Only the lines from the line containing "Output the Python" to the line containing "fig = go.Figure()", with both of those lines, are to be repeated exactly. Leave the images out.

| DATASET RECORDS |

|---|

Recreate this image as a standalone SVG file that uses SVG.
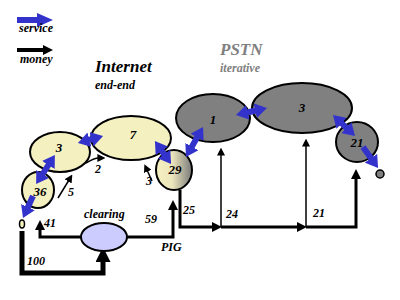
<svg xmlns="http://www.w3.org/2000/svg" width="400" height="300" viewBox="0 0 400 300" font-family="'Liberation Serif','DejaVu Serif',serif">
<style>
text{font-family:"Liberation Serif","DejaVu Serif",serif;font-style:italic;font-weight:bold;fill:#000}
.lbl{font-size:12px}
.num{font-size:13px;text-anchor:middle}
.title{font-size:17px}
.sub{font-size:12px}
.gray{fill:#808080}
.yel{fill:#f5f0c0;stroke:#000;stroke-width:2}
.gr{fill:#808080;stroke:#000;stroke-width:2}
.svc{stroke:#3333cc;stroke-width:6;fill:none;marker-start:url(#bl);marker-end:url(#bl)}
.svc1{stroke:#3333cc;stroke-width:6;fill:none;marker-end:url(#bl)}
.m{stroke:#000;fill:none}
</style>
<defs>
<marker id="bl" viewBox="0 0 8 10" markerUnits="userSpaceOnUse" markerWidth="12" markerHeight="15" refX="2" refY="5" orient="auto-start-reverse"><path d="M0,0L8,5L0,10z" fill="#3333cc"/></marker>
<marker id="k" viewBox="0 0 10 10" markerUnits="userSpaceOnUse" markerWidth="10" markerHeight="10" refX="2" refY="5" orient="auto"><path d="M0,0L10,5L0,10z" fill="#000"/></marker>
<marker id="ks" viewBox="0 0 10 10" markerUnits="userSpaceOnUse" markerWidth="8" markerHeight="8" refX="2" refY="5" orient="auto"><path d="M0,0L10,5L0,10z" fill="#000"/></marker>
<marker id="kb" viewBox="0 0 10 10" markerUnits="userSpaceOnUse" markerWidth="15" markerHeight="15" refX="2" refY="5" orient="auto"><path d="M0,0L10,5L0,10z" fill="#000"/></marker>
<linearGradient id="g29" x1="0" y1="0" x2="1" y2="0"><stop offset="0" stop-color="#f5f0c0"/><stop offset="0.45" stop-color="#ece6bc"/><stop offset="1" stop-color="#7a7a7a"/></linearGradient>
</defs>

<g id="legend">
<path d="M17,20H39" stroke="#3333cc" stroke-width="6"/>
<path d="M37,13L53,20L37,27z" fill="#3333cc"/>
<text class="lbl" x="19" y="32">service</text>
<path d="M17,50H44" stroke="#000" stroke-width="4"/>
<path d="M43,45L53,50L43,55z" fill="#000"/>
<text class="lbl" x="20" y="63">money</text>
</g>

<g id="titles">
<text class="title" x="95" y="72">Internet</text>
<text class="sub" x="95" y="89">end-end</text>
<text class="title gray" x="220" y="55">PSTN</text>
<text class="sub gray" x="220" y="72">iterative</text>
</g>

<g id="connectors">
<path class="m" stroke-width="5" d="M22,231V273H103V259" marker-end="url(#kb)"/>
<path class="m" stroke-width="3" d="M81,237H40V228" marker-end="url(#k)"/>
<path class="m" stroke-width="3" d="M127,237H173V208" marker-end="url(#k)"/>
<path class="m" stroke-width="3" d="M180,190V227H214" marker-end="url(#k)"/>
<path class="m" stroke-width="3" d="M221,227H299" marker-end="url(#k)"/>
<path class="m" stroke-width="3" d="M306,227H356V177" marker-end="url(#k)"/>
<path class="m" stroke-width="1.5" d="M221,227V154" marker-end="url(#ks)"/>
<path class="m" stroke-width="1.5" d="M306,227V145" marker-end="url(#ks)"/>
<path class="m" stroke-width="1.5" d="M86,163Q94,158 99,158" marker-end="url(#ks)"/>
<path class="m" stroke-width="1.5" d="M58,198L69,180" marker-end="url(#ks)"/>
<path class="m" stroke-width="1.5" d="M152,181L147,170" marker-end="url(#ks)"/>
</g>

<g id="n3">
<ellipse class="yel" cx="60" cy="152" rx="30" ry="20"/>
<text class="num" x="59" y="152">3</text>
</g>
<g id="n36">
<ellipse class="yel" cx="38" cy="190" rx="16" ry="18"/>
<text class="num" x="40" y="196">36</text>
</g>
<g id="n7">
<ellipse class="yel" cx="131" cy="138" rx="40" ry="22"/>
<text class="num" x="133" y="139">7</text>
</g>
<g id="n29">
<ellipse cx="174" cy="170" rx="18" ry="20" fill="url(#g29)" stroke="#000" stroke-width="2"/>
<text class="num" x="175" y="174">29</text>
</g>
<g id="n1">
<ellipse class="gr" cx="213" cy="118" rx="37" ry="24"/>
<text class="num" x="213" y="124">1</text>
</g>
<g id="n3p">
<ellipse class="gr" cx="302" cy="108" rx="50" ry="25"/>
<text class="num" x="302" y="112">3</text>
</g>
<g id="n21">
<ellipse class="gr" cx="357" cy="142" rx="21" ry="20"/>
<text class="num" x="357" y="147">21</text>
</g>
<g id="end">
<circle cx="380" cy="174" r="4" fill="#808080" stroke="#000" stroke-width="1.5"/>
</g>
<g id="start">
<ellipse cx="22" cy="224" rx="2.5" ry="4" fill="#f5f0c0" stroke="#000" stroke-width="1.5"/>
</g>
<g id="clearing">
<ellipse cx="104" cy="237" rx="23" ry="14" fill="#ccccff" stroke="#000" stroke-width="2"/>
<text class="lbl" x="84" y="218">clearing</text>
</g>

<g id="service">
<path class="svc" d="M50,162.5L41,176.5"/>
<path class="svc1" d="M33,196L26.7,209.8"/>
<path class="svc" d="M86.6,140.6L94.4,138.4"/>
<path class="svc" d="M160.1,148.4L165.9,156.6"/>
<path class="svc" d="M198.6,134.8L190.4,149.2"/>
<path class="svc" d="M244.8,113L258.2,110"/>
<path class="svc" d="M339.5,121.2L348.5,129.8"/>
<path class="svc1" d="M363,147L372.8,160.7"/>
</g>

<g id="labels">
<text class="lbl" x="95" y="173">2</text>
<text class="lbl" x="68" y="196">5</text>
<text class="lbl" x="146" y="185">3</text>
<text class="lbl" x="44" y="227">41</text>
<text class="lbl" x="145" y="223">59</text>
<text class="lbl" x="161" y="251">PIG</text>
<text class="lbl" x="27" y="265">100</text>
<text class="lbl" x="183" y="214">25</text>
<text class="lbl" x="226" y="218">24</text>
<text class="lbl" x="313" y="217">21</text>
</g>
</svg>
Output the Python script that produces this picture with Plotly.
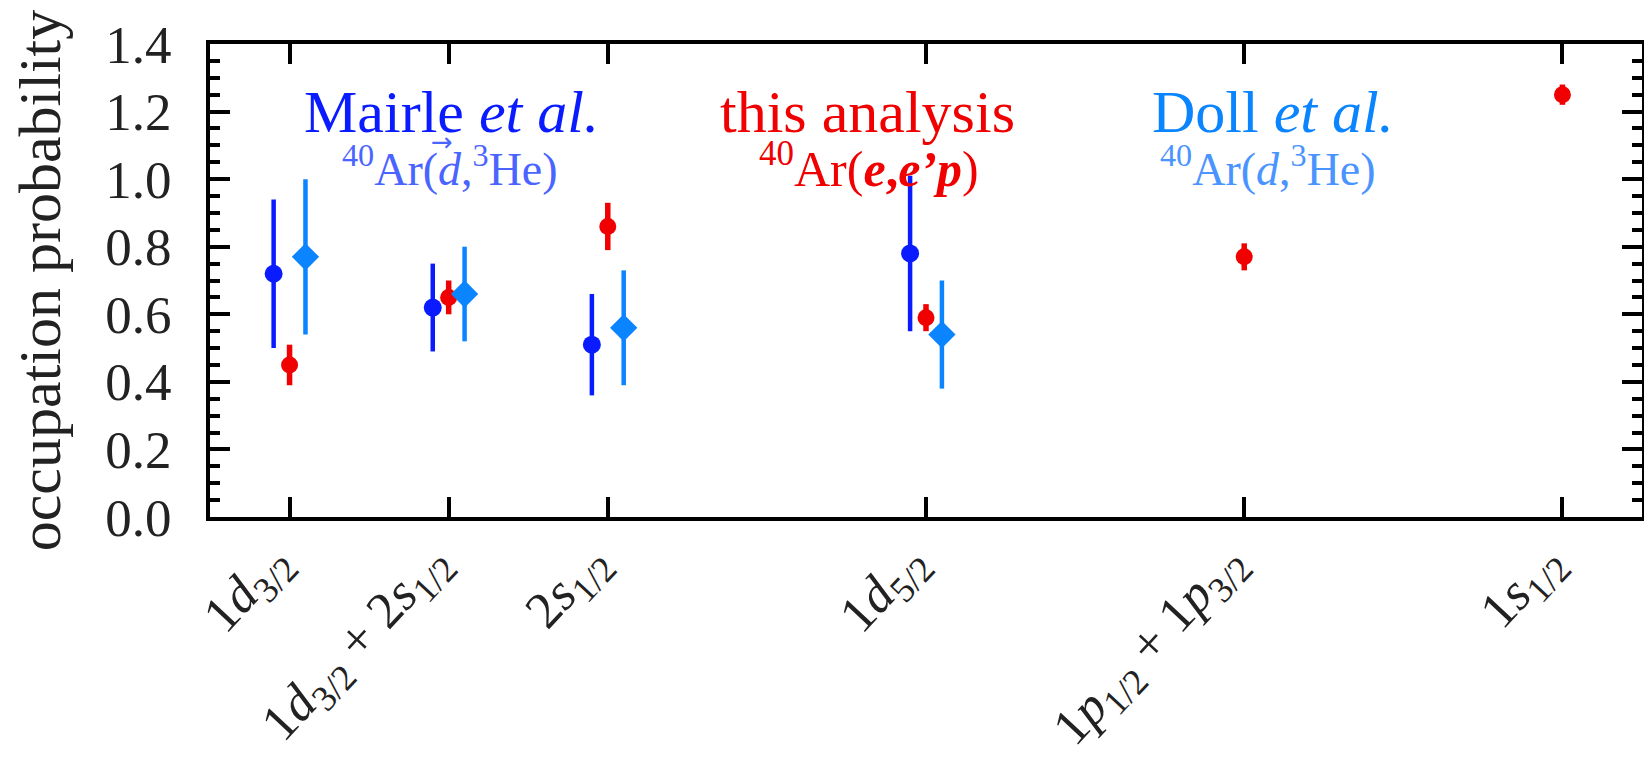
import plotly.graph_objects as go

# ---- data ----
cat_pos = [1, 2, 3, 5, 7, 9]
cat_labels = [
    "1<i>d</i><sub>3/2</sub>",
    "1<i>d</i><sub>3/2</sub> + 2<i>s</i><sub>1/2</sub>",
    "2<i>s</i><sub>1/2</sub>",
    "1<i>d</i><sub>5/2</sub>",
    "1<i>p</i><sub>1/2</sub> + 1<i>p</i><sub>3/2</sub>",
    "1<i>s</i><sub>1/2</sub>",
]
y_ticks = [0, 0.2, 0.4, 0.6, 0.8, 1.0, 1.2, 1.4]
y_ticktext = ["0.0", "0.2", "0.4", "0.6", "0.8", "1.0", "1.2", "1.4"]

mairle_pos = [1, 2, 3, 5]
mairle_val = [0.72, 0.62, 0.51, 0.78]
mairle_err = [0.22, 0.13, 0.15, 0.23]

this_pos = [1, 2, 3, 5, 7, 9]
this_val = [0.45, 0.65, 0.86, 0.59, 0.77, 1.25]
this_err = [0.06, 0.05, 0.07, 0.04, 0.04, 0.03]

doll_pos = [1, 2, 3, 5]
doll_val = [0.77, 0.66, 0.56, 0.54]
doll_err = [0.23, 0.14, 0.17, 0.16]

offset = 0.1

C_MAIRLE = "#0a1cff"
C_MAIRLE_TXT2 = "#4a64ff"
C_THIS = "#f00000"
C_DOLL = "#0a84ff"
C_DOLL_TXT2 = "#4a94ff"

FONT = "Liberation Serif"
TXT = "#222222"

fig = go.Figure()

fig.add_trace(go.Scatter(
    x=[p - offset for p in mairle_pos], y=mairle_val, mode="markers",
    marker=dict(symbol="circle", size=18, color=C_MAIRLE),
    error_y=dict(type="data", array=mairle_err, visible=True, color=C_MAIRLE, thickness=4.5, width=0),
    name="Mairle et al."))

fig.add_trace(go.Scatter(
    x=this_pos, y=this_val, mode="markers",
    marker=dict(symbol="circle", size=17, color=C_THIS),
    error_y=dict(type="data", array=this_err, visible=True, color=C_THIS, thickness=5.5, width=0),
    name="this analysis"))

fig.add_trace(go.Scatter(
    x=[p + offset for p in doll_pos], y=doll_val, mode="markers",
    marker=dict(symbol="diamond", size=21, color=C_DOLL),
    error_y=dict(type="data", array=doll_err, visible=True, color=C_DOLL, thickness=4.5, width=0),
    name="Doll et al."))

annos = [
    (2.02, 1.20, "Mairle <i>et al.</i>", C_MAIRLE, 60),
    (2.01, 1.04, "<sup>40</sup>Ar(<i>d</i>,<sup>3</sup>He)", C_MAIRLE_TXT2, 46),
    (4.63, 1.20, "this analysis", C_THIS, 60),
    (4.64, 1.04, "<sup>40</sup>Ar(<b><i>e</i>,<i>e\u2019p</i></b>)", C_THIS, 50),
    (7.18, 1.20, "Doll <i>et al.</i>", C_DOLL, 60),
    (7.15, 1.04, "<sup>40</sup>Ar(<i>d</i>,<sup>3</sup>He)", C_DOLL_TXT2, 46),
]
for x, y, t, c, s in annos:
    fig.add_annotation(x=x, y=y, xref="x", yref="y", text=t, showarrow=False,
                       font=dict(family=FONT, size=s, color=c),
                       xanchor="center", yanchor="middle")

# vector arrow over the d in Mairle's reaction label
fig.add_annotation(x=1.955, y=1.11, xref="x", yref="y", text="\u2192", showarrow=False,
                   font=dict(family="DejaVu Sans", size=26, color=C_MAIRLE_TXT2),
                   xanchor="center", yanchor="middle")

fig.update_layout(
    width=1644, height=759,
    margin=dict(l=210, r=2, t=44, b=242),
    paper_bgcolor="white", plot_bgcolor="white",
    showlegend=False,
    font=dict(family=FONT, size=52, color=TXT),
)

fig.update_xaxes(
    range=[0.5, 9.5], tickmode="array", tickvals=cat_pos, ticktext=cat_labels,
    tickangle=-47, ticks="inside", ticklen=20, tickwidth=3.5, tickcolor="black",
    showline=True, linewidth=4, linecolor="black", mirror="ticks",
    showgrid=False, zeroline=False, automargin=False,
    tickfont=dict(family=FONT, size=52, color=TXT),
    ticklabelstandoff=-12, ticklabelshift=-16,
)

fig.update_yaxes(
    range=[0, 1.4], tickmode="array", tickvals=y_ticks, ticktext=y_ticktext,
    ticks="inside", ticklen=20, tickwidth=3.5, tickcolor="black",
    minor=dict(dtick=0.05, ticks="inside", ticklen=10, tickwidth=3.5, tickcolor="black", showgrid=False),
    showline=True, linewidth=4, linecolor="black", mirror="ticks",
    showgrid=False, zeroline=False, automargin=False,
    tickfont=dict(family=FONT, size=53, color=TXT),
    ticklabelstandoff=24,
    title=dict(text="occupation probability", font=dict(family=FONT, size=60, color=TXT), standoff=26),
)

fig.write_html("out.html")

|---|

| RESULT OF THE TASK |
Output the Python script that produces this picture with Plotly.
import plotly.graph_objects as go

# ---- data ----
cat_pos = [1, 2, 3, 5, 7, 9]
cat_labels = [
    "1<i>d</i><sub>3/2</sub>",
    "1<i>d</i><sub>3/2</sub> + 2<i>s</i><sub>1/2</sub>",
    "2<i>s</i><sub>1/2</sub>",
    "1<i>d</i><sub>5/2</sub>",
    "1<i>p</i><sub>1/2</sub> + 1<i>p</i><sub>3/2</sub>",
    "1<i>s</i><sub>1/2</sub>",
]
y_ticks = [0, 0.2, 0.4, 0.6, 0.8, 1.0, 1.2, 1.4]
y_ticktext = ["0.0", "0.2", "0.4", "0.6", "0.8", "1.0", "1.2", "1.4"]

mairle_pos = [1, 2, 3, 5]
mairle_val = [0.72, 0.62, 0.51, 0.78]
mairle_err = [0.22, 0.13, 0.15, 0.23]

this_pos = [1, 2, 3, 5, 7, 9]
this_val = [0.45, 0.65, 0.86, 0.59, 0.77, 1.25]
this_err = [0.06, 0.05, 0.07, 0.04, 0.04, 0.03]

doll_pos = [1, 2, 3, 5]
doll_val = [0.77, 0.66, 0.56, 0.54]
doll_err = [0.23, 0.14, 0.17, 0.16]

offset = 0.1

C_MAIRLE = "#0a1cff"
C_MAIRLE_TXT2 = "#4a64ff"
C_THIS = "#f00000"
C_DOLL = "#0a84ff"
C_DOLL_TXT2 = "#4a94ff"

FONT = "Liberation Serif"
TXT = "#222222"

fig = go.Figure()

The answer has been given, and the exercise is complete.